Your prompt instructions here. The AI agent executes this on schedule.

## What to do

1. Query screenpipe search API for recent activity
2. Process results
3. Output summary / send notification

Schedule syntax: every 30m, every 1h, every day at 9am, every monday at 9am, or cron: */30 * * * *, 0 9 * * *

Config fields: schedule, enabled (bool), preset (string or array — e.g. "Oai" or ["Primary", "Fallback"]), history (bool — include previous output as context)

Screenpipe prepends a context header with time range, timezone, OS, and API URL before each execution.
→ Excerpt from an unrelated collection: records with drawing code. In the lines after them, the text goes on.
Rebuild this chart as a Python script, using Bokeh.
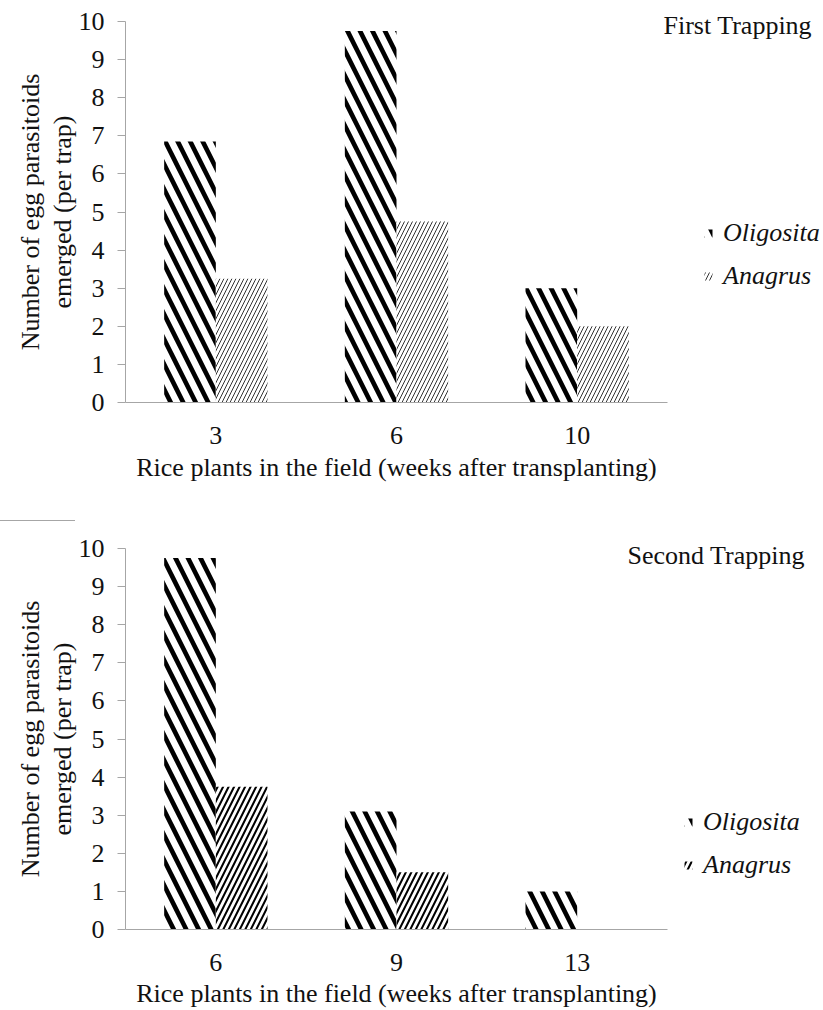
import math
from bokeh.plotting import figure
from bokeh.models import Range1d, Legend, LegendItem, Label, ColumnDataSource, FixedTicker, Div
from bokeh.layouts import column
from bokeh.embed import file_html
from bokeh.resources import INLINE

weeks_first = ["3", "6", "10"]
oligosita_first = [6.85, 9.75, 3.0]
anagrus_first = [3.25, 4.75, 2.0]

weeks_second = ["6", "9", "13"]
oligosita_second = [9.75, 3.1, 1.0]
anagrus_second = [3.75, 1.5, 0.0]

y_ticks = list(range(0, 11))
x_label = "Rice plants in the field (weeks after transplanting)"
y_label_lines = ["Number of egg parasitoids", "emerged (per trap)"]
titles = ["First Trapping", "Second Trapping"]
series = ["Oligosita", "Anagrus"]

FONT = "Liberation Serif"
FS = "26px"
AX = "#a6a6a6"
TXT = "#111111"

W = 823
LEFT = 125               # pixel position of the y axis
CAT_PX = 180.67          # pixel width of one category slot
BAR_W = 0.286            # bar width as a fraction of a slot
UNIT_PX = 38.1           # pixels per y unit


def make(weeks, olig, anag, anag_style, title, height, zero_px, title_xy, legend_xy, xlabel_y):
    pos = [i + 0.5 for i in range(len(weeks))]
    src = ColumnDataSource(dict(pos=pos, week=weeks, olig=olig, anag=anag,
                                x1=[v - BAR_W / 2 for v in pos], x2=[v + BAR_W / 2 for v in pos]))
    x_start = -LEFT / CAT_PX
    x_end = (W - LEFT) / CAT_PX
    y_start = -(height - zero_px) / UNIT_PX
    y_end = zero_px / UNIT_PX
    p = figure(x_range=Range1d(x_start, x_end), y_range=Range1d(y_start, y_end),
               width=W, height=height, output_backend="svg", toolbar_location=None,
               min_border_left=0, min_border_right=0, min_border_top=0,
               min_border_bottom=0)
    r1 = p.vbar(x="x1", top="olig", bottom=0, width=BAR_W, source=src,
                fill_color="white", line_color=None, hatch_pattern="\\", hatch_color="black",
                hatch_scale=25, hatch_weight=4.6)
    r2 = p.vbar(x="x2", top="anag", bottom=0, width=BAR_W, source=src,
                fill_color="white", line_color=None, hatch_pattern="/", **anag_style)

    p.xgrid.visible = False
    p.ygrid.visible = False
    p.outline_line_color = None

    p.yaxis.fixed_location = 0
    p.yaxis.ticker = y_ticks
    p.yaxis.bounds = (0, 10)
    p.yaxis.minor_tick_line_color = None
    p.yaxis.major_tick_out = 8
    p.yaxis.major_tick_in = 0
    p.yaxis.major_tick_line_color = AX
    p.yaxis.axis_line_color = AX
    p.yaxis.major_label_standoff = 13

    p.xaxis.fixed_location = 0
    p.xaxis.ticker = FixedTicker(ticks=pos)
    p.xaxis.major_label_overrides = {v: w for v, w in zip(pos, weeks)}
    p.xaxis.bounds = (0, len(weeks))
    p.xaxis.minor_tick_line_color = None
    p.xaxis.major_tick_line_color = None
    p.xaxis.major_tick_out = 0
    p.xaxis.major_tick_in = 0
    p.xaxis.axis_line_color = AX
    p.xaxis.major_label_standoff = 24

    for ax in (p.xaxis, p.yaxis):
        ax.major_label_text_font = FONT
        ax.major_label_text_font_size = FS
        ax.major_label_text_color = TXT

    def text(x, y, s, align="center", style="normal", angle=0.0):
        p.add_layout(Label(x=x, y=y, x_units="screen", y_units="screen", text=s,
                           text_font=FONT, text_font_size=FS, text_color=TXT,
                           text_font_style=style, angle=angle,
                           text_baseline="middle", text_align=align))

    # x-axis title, centred under the three category slots
    text(LEFT + len(weeks) * CAT_PX / 2, xlabel_y, x_label)
    # y-axis title (two lines), centred on the 0..10 axis
    y_mid = height - zero_px + 5 * UNIT_PX
    text(30, y_mid, y_label_lines[0], angle=math.pi / 2)
    text(62, y_mid, y_label_lines[1], angle=math.pi / 2)
    # panel title
    text(title_xy[0], title_xy[1], title, align="left")

    legend = Legend(items=[LegendItem(label=series[0], renderers=[r1]),
                           LegendItem(label=series[1], renderers=[r2])],
                    location=legend_xy, orientation="vertical",
                    label_text_font=FONT, label_text_font_size=FS,
                    label_text_font_style="italic", label_text_color=TXT,
                    glyph_width=10, glyph_height=10, label_standoff=10, spacing=13,
                    padding=0, margin=0, border_line_color=None, background_fill_alpha=0)
    p.add_layout(legend)
    return p


p1 = make(weeks_first, oligosita_first, anagrus_first,
          dict(hatch_color="#333333", hatch_scale=8, hatch_weight=1.0),
          titles[0], 520, 402, (663, 495), (703, 229), 53)
sep = Div(text="", width=75, height=1, margin=0, styles={"background-color": AX})
p2 = make(weeks_second, oligosita_second, anagrus_second,
          dict(hatch_color="black", hatch_scale=11, hatch_weight=2.0),
          titles[1], 489, 408, (627, 455), (683, 130), 17)

layout = column(p1, sep, p2)
open("out.html", "w").write(file_html(layout, INLINE))
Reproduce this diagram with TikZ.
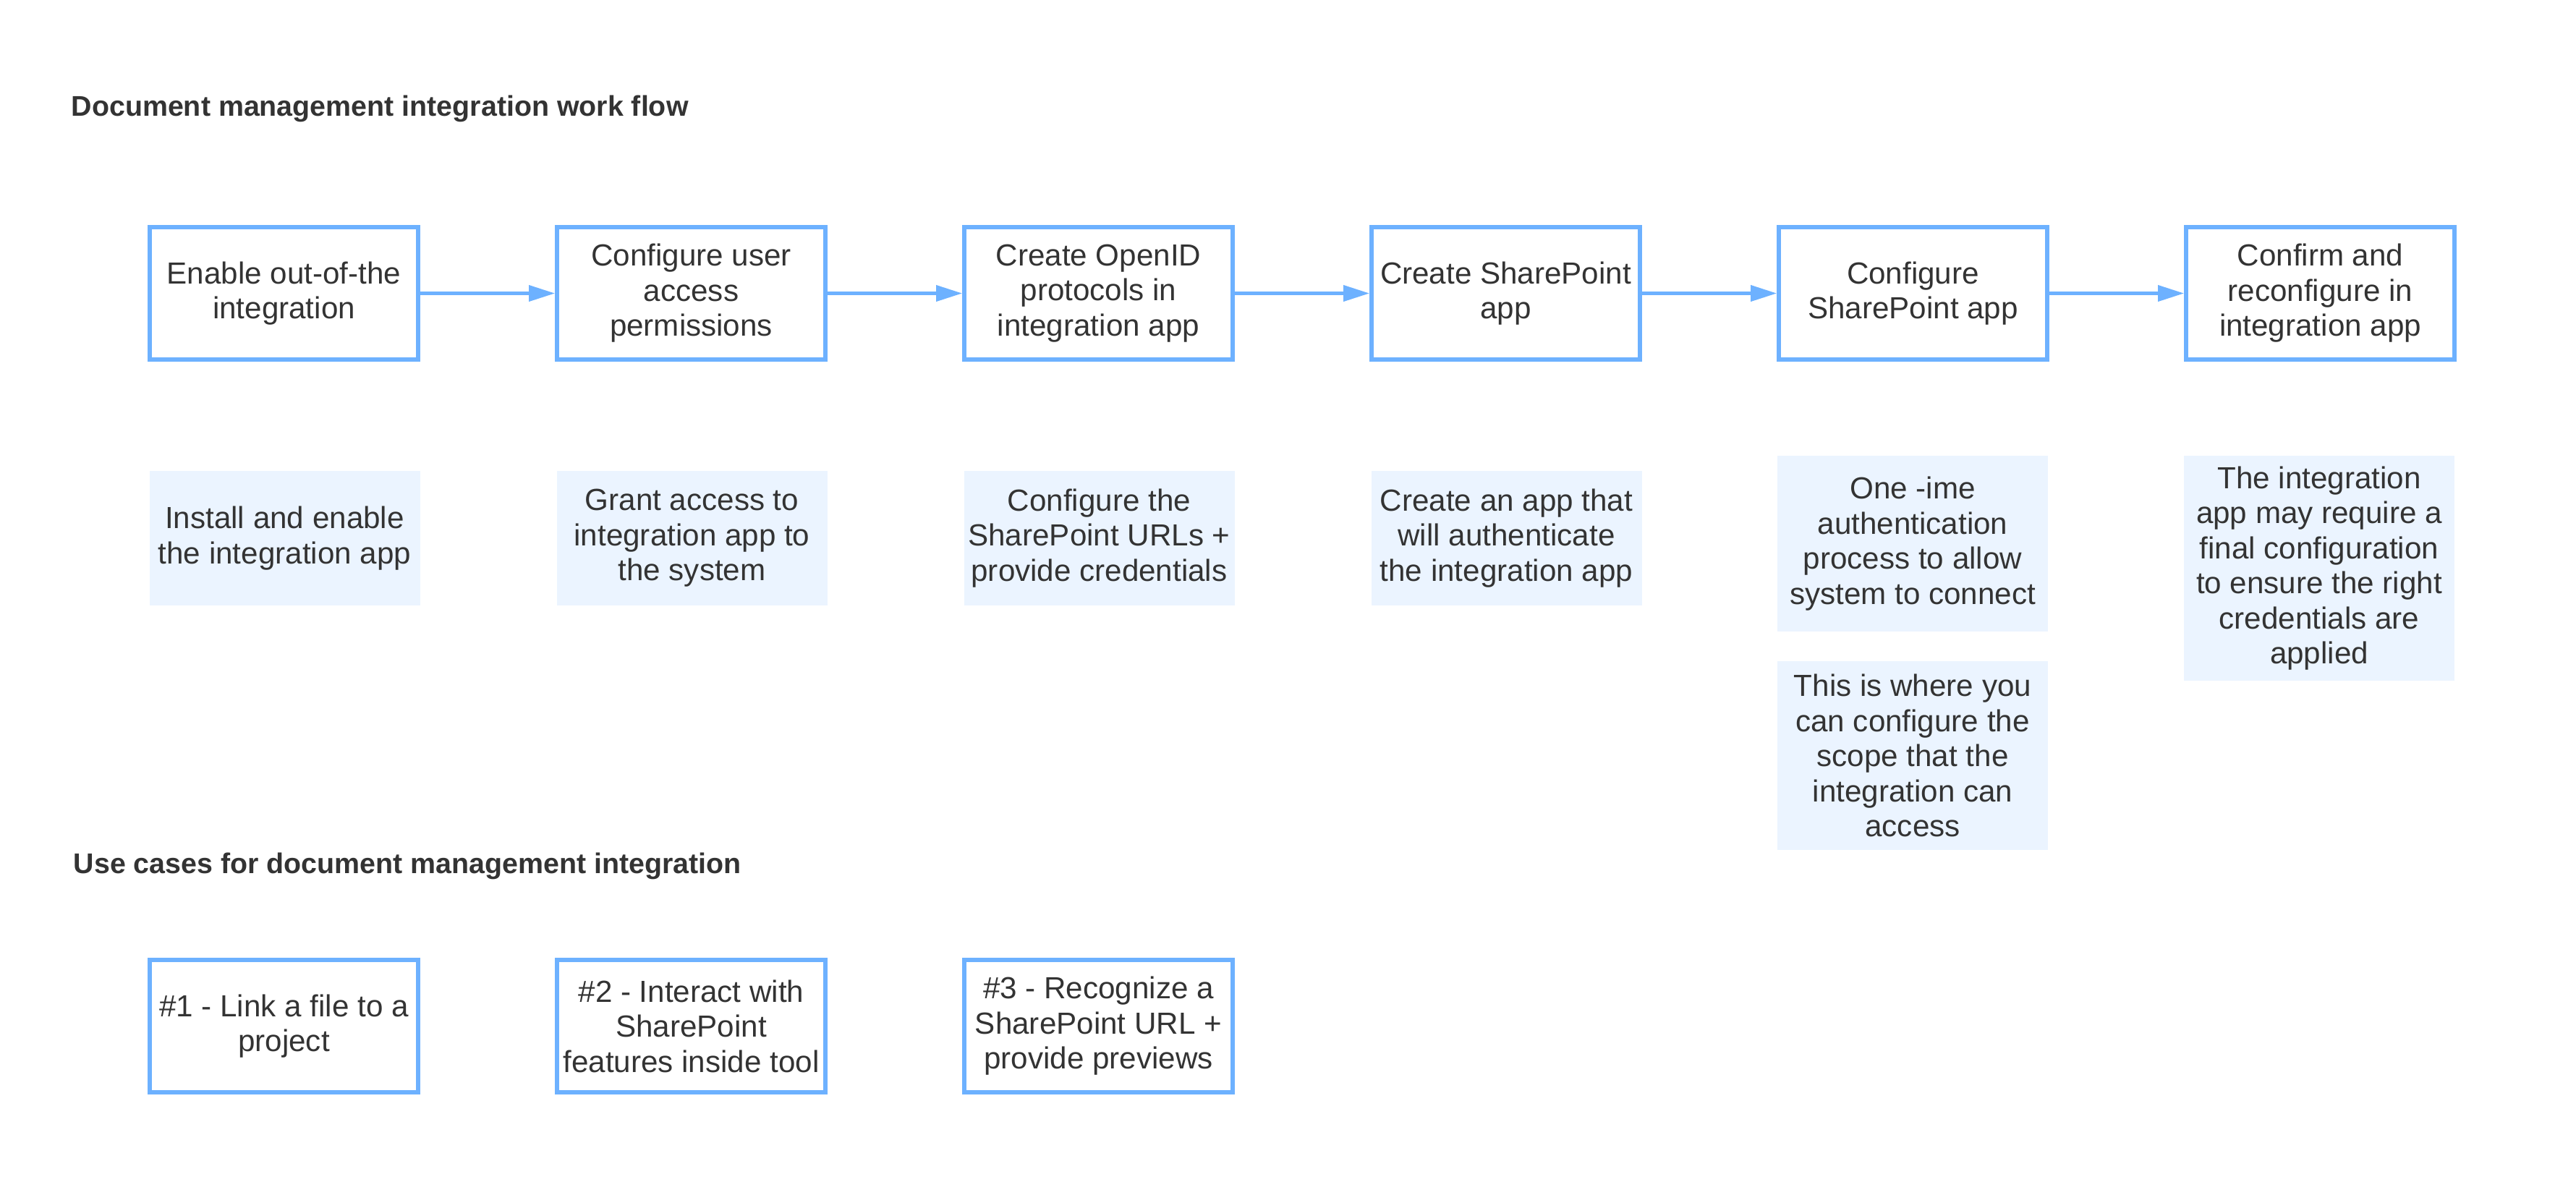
\documentclass[tikz,border=0pt]{standalone}
\usepackage{fontspec}
\setmainfont{Liberation Sans}
\usetikzlibrary{arrows.meta}
\definecolor{flowblue}{HTML}{6DB1FF}
\definecolor{notefill}{HTML}{EBF4FF}
\definecolor{inkgray}{HTML}{333333}
\tikzset{
    stepbox/.style={draw=flowblue, line width=1.7pt, minimum width=3.71cm, minimum height=1.83cm,
        inner sep=0pt, align=center, text=inkgray, font=\fontsize{12}{13.8}\selectfont},
    notebox/.style={fill=notefill, minimum width=3.74cm, inner sep=0pt, align=center,
        text=inkgray, font=\fontsize{12}{13.8}\selectfont},
    heading/.style={anchor=base west, inner sep=0pt, text=inkgray, font=\bfseries\fontsize{11.2}{13}\selectfont},
}
\begin{document}
\begin{tikzpicture}[>={Triangle[length=3.6mm,width=2.2mm]}]
\useasboundingbox (0,0) rectangle (35.61,-16.33);
% work flow
\node[heading] (title) at (0.98,-1.60) {Document management integration work flow};
\node[stepbox] (s1) at (3.925,-4.055) {Enable out-of-the\\integration};
\node[stepbox] (s2) at (9.555,-4.055) {Configure user\\access\\permissions};
\node[stepbox] (s3) at (15.185,-4.055) {Create OpenID\\protocols in\\integration app};
\node[stepbox] (s4) at (20.815,-4.055) {Create SharePoint\\app};
\node[stepbox] (s5) at (26.445,-4.055) {Configure\\SharePoint app};
\node[stepbox] (s6) at (32.075,-4.055) {Confirm and\\reconfigure in\\integration app};
\draw[->, flowblue, line width=1.15pt] (s1.east)--(s2.west);
\draw[->, flowblue, line width=1.15pt] (s2.east)--(s3.west);
\draw[->, flowblue, line width=1.15pt] (s3.east)--(s4.west);
\draw[->, flowblue, line width=1.15pt] (s4.east)--(s5.west);
\draw[->, flowblue, line width=1.15pt] (s5.east)--(s6.west);
% notes under the steps
\node[notebox, minimum height=1.86cm] (n1) at (3.935,-7.44) {Install and enable\\the integration app};
\node[notebox, minimum height=1.86cm] (n2) at (9.565,-7.44) {Grant access to\\integration app to\\the system};
\node[notebox, minimum height=1.86cm] (n3) at (15.195,-7.44) {Configure the\\SharePoint URLs +\\provide credentials};
\node[notebox, minimum height=1.86cm] (n4) at (20.825,-7.44) {Create an app that\\will authenticate\\the integration app};
\node[notebox, minimum height=2.43cm] (n5) at (26.44,-7.515) {One -ime\\authentication\\process to allow\\system to connect};
\node[notebox, minimum height=2.61cm] (n5b) at (26.44,-10.445) {This is where you\\can configure the\\scope that the\\integration can\\access};
\node[notebox, minimum height=3.11cm] (n6) at (32.06,-7.855) {The integration\\app may require a\\final configuration\\to ensure the right\\credentials are\\applied};
% use cases
\node[heading] (cases) at (1.01,-12.07) {Use cases for document management integration};
\node[stepbox] (u1) at (3.925,-14.185) {\#1 - Link a file to a\\project};
\node[stepbox] (u2) at (9.555,-14.185) {\#2 - Interact with\\SharePoint\\features inside tool};
\node[stepbox] (u3) at (15.185,-14.185) {\#3 - Recognize a\\SharePoint URL +\\provide previews};
\end{tikzpicture}
\end{document}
No template variables needed.

After creating:

bash
bunx screenpipe@latest pipe install ~/.screenpipe/pipes/my-pipe
bunx screenpipe@latest pipe enable my-pipe
bunx screenpipe@latest pipe run my-pipe   # test immediately

Editing Config

Edit frontmatter in ~/.screenpipe/pipes/<name>/pipe.md directly, or use the API:

bash
curl -X POST http://localhost:3030/pipes/<name>/config \
  -H "Content-Type: application/json" \
  -d '{"config": {"schedule": "every 1h", "enabled": true}}'

Rules

  1. Use pipe list (not --json) — table output is compact
  2. Never dump full pipe JSON — can be 15MB+
  3. Check logs first when debugging: pipe logs <name>
  4. Use pipe run <name> to test before waiting for schedule

Connection Management

Manage integrations (Telegram, Slack, Discord, Email, Todoist, Teams) from the CLI.

Commands

bash
bunx screenpipe@latest connection list              # List all connections + status
bunx screenpipe@latest connection list --json       # JSON output
bunx screenpipe@latest connection get <id>          # Show saved credentials
bunx screenpipe@latest connection get <id> --json   # JSON output
bunx screenpipe@latest connection set <id> key=val  # Save credentials
bunx screenpipe@latest connection test <id>         # Test a connection
bunx screenpipe@latest connection remove <id>       # Remove credentials

Examples

bash
# Set up Telegram
bunx screenpipe@latest connection set telegram bot_token=123456:ABC-DEF chat_id=5776185278

# Set up Slack webhook
bunx screenpipe@latest connection set slack webhook_url=https://hooks.slack.com/services/...

# Verify it works
bunx screenpipe@latest connection test telegram

# Check what's connected
bunx screenpipe@latest connection list

Connection IDs: telegram, slack, discord, email, todoist, teams, google-calendar, apple-intelligence, openclaw

Credentials are stored locally at ~/.screenpipe/connections.json.

Publishing pipes to the store

bash
screenpipe pipe publish <pipe-name>

Reads ~/.screenpipe/pipes/<pipe-name>/pipe.md, extracts title/description/icon/category from YAML frontmatter, and publishes to the screenpipe pipe store. Requires auth (SCREENPIPE_API_KEY env var or ~/.screenpipe/auth.json).